Moreover, the advantages of FLNG infrastructure outnumber that of onshore LNG facilities. The report pointed out that FLNG technology is commercially attractive and eco-friendly:

  • Natural gas liquefaction and processing can take place at the offshore production site, eliminating the need for pipelines to carry produced gas from fields to land for liquefaction and processing. This, the report said, saves money;
  • Additional savings are realized by eliminating the need for compressors and allied equipment to compress the gas for pipeline transport; and
  • The process also liquefies flare gas produced from offshore reserves, making the process more environmentally friendly because it helps reduce carbon emissions.

“Floating LNG terminals are advantageous over land-based terminals in that they have lower installation costs, speedier construction, and much higher mobility than the latter,” the report continued. “However, the risks associated with the implementation of FLNG projects are operational, performance, LNG market, and risks associated with the marketing of natural gas. Additionally, maintenance issues associated with floating LNG terminals could present some operational challenges.”

Currently, there are six total FLNG projects either planned or in the works for offshore Australia and offshore Papua New Guinea. These include one by Shell in Australia’s Prelude field, a project that could start by 2016 and ultimately have a processing capacity of 4 million metric tons, the report noted. Others include projects, scheduled for 2012-17 offshore Australia, by Petronas, Hoegh LNG AS (which has two FLNG projects), Liquid Niugini Gas Ltd., and PTT FLNG Ltd.

Others Vie For Position

Australia and Qatar won’t be alone in the LNG game. Other countries are getting into the action as major gas discoveries are made, especially in the East African countries of Kenya, Mozambique, and Tanzania. And the report noted that low production costs, along with massive gas finds, allow these countries to pose a threat to Australia and Qatar.

Four of Anadarko’s discoveries in East Africa – Windjammer, Barquentine, Lagosta, and Camarão – combined potentially have more than 17 Tcf to 30 Tcf of recoverable gas, the report pointed out, noting that the company and others also have made finds.

“The advantage these East African countries have is that the discoveries of natural gas are significant, have geographical proximity to the Asian market, and also have the potential to compete in terms of LNG prices with leading exporters such as Qatar and Australia,” the report explained. “To tap these advantages, international E&P players such as Royal Dutch Shell, BG Group, Eni SpA, and Anadarko Petroleum are expected to close deals to have a first-mover advantage in East African exploration for natural gas. A major expected benefit associated with natural gas produced from East Africa is an increase in the competitiveness of prices.”

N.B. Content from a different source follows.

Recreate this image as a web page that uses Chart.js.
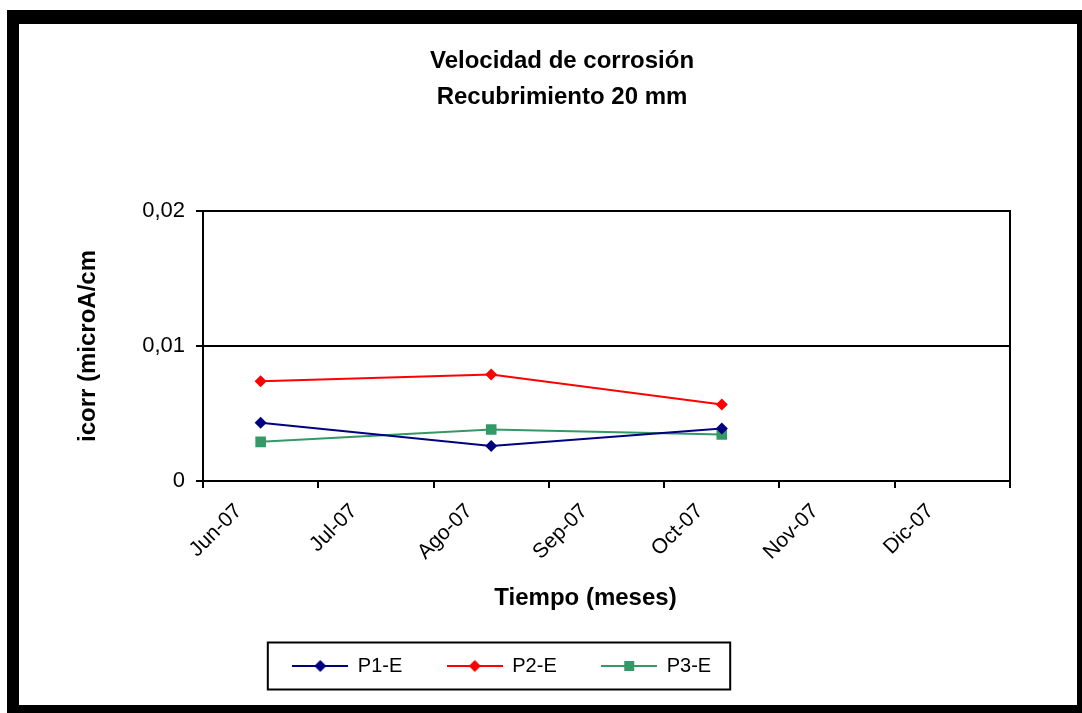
<!DOCTYPE html>
<html>
<head>
<meta charset="utf-8">
<script src="https://cdn.jsdelivr.net/npm/chart.js@4.4.1/dist/chart.umd.min.js"></script>
<style>
  body { margin: 0; background: #fff; }
  #frame {
    position: absolute; left: 7px; top: 10px;
    width: 1075px; height: 703px; box-sizing: border-box;
    border-style: solid; border-color: #000;
    border-width: 14px 5px 8px 12px;
    background: #fff;
  }
  #chart { display: block; }
</style>
</head>
<body>
<div id="frame">
  <canvas id="chart" width="1058" height="681"></canvas>
</div>
<script>
// meses del eje X
const months = ['Jun-07', 'Jul-07', 'Ago-07', 'Sep-07', 'Oct-07', 'Nov-07', 'Dic-07'];

// icorr por probeta (solo hay medidas en Jun, Ago y Oct)
const p1E = [0.00431, null, 0.00259, null, 0.00389, null, null];
const p2E = [0.00739, null, 0.00789, null, 0.00567, null, null];
const p3E = [0.00290, null, 0.00382, null, 0.00345, null, null];

const seriesNames = ['P1-E', 'P2-E', 'P3-E'];
const seriesColors = ['#000080', '#ff0000', '#339966'];
const seriesMarkers = ['rectRot', 'rectRot', 'rect'];
const markerSizes = [6, 6, 7.5];

const yTicks = [0, 0.01, 0.02];
const xTitle = 'Tiempo (meses)';

const FONT = '"Liberation Sans", Arial, sans-serif';

// icono de leyenda: linea con el marcador en el centro
function legendIcon(color, marker) {
  const c = document.createElement('canvas');
  c.width = 56; c.height = 14;
  const g = c.getContext('2d');
  g.strokeStyle = color; g.lineWidth = 2;
  g.beginPath(); g.moveTo(0, 7); g.lineTo(56, 7); g.stroke();
  g.fillStyle = color;
  g.beginPath();
  if (marker === 'rect') {
    g.rect(23, 2, 10, 10);
  } else {
    g.moveTo(28, 1); g.lineTo(34, 7); g.lineTo(28, 13); g.lineTo(22, 7); g.closePath();
  }
  g.fill();
  return c;
}

const extras = {
  id: 'extras',
  afterLayout(chart) {
    // leyenda centrada bajo el grafico como en el original
    const lg = chart.legend;
    const w = lg.width, h = lg.height;
    lg.left = 483 - w / 2; lg.right = lg.left + w;
    lg.top = 587; lg.bottom = lg.top + h;
  },
  beforeDatasetsDraw(chart) {
    const a = chart.chartArea;
    const ctx = chart.ctx;
    ctx.save();
    ctx.strokeStyle = '#000'; ctx.lineWidth = 2;
    ctx.strokeRect(a.left, a.top, a.right - a.left, a.bottom - a.top);
    ctx.restore();
  },
  afterDraw(chart) {
    const ctx = chart.ctx;
    const a = chart.chartArea;
    ctx.save();
    // titulo del eje X (un poco a la izquierda del centro, como en Excel)
    ctx.fillStyle = '#000';
    ctx.font = 'bold 24px ' + FONT;
    ctx.textAlign = 'center';
    ctx.textBaseline = 'middle';
    ctx.fillText(xTitle, (a.left + a.right) / 2 - 21, a.bottom + 117);

    // marco de la leyenda
    const boxes = chart.legend.legendHitBoxes;
    if (boxes && boxes.length) {
      const first = boxes[0], last = boxes[boxes.length - 1];
      const cy = first.top + first.height / 2;
      ctx.strokeStyle = '#000'; ctx.lineWidth = 2;
      ctx.strokeRect(first.left - 25, cy - 23.5, last.left + last.width + 19 - (first.left - 25), 47);
    }
    ctx.restore();
  }
};

const seriesData = [p1E, p2E, p3E];
const datasets = seriesData.map((d, i) => ({
  label: seriesNames[i],
  data: d,
  borderColor: seriesColors[i],
  backgroundColor: seriesColors[i],
  borderWidth: 2,
  pointStyle: seriesMarkers[i],
  pointRadius: markerSizes[i],
  pointBorderWidth: 0,
  spanGaps: true,
  tension: 0
}));

new Chart(document.getElementById('chart'), {
  type: 'line',
  data: { labels: months, datasets: datasets },
  plugins: [extras],
  options: {
    responsive: false,
    animation: false,
    layout: { padding: { left: 95, right: 67, top: 0, bottom: 0 } },
    plugins: {
      title: {
        display: true,
        text: ['Velocidad de corrosión', 'Recubrimiento 20 mm'],
        color: '#000',
        font: { family: FONT, size: 24, weight: 'bold', lineHeight: 1.5 },
        padding: { top: 19, bottom: 96 }
      },
      legend: {
        position: 'bottom',
        labels: {
          color: '#000',
          font: { family: FONT, size: 20 },
          usePointStyle: true,
          pointStyleWidth: 55,
          padding: 45,
          generateLabels: (chart) => chart.data.datasets.map((ds, i) => ({
            text: ds.label,
            pointStyle: legendIcon(ds.borderColor, seriesMarkers[i]),
            fillStyle: ds.borderColor,
            strokeStyle: ds.borderColor,
            fontColor: '#000',
            lineWidth: 0,
            datasetIndex: i
          }))
        }
      },
      tooltip: { enabled: false }
    },
    scales: {
      x: {
        offset: true,
        afterFit: (s) => { s.height = 149; },
        grid: { display: true, offset: true, drawOnChartArea: false, drawTicks: true, tickLength: 7, color: '#000', lineWidth: 2 },
        border: { display: true, color: '#000', width: 2 },
        ticks: { color: '#000', font: { family: FONT, size: 21 }, minRotation: 45, maxRotation: 45, autoSkip: false, labelOffset: -22, padding: 11 },
        title: { display: false }
      },
      y: {
        min: 0,
        max: 0.02,
        afterFit: (s) => { s.width = 89; },
        afterBuildTicks: (s) => { s.ticks = yTicks.map(v => ({ value: v })); },
        grid: { color: '#000', lineWidth: 2, drawTicks: true, tickLength: 7 },
        border: { display: true, color: '#000', width: 2 },
        ticks: {
          color: '#000',
          font: { family: FONT, size: 22 },
          padding: 11,
          callback: (v) => v === 0 ? '0' : v.toFixed(2).replace('.', ',')
        },
        title: { display: true, text: 'icorr (microA/cm', color: '#000', font: { family: FONT, size: 24, weight: 'bold' }, padding: { top: -40, bottom: 0 } }
      }
    }
  }
});
</script>
</body>
</html>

Despite the advantages, challenges remain for the region. GBI mentioned the region’s “poor LNG infrastructure, unskilled manpower, unpredictable regulatory and operating environments, and piracy in the sea waters” as areas of concern.

Substantial gas reserves in the Arctic region also could boost its position as a major LNG producer, according to the report. But the region also has its challenges, most notably its geography and cold temperatures which could impact logistics involved in transporting modules for liquefaction terminals. The characteristics of permafrost, the report continued, also pose a challenge by potentially prohibiting terminals to be built due to the unsafe structural stability of soil.

While it may take time before countries realize the LNG potential, the report noted that LNG trade continues to increase. Trade increased from 157.6 million metric tons in 2006 with 16 participating countries to 233.1 million metric tons with 25 active countries. The top five LNG exporters were Qatar, Malaysia, Indonesia, Australia, and Nigeria in 2011. The top five LNG importing countries at the time were Japan, Korea, Spain, UK, and China.

“Investments in LNG projects are set to steadily increase during the immediate future, with global capital expenditure for upcoming LNG projects estimated to exceed US $200 billion over the 2012-17 period,” according to GBI.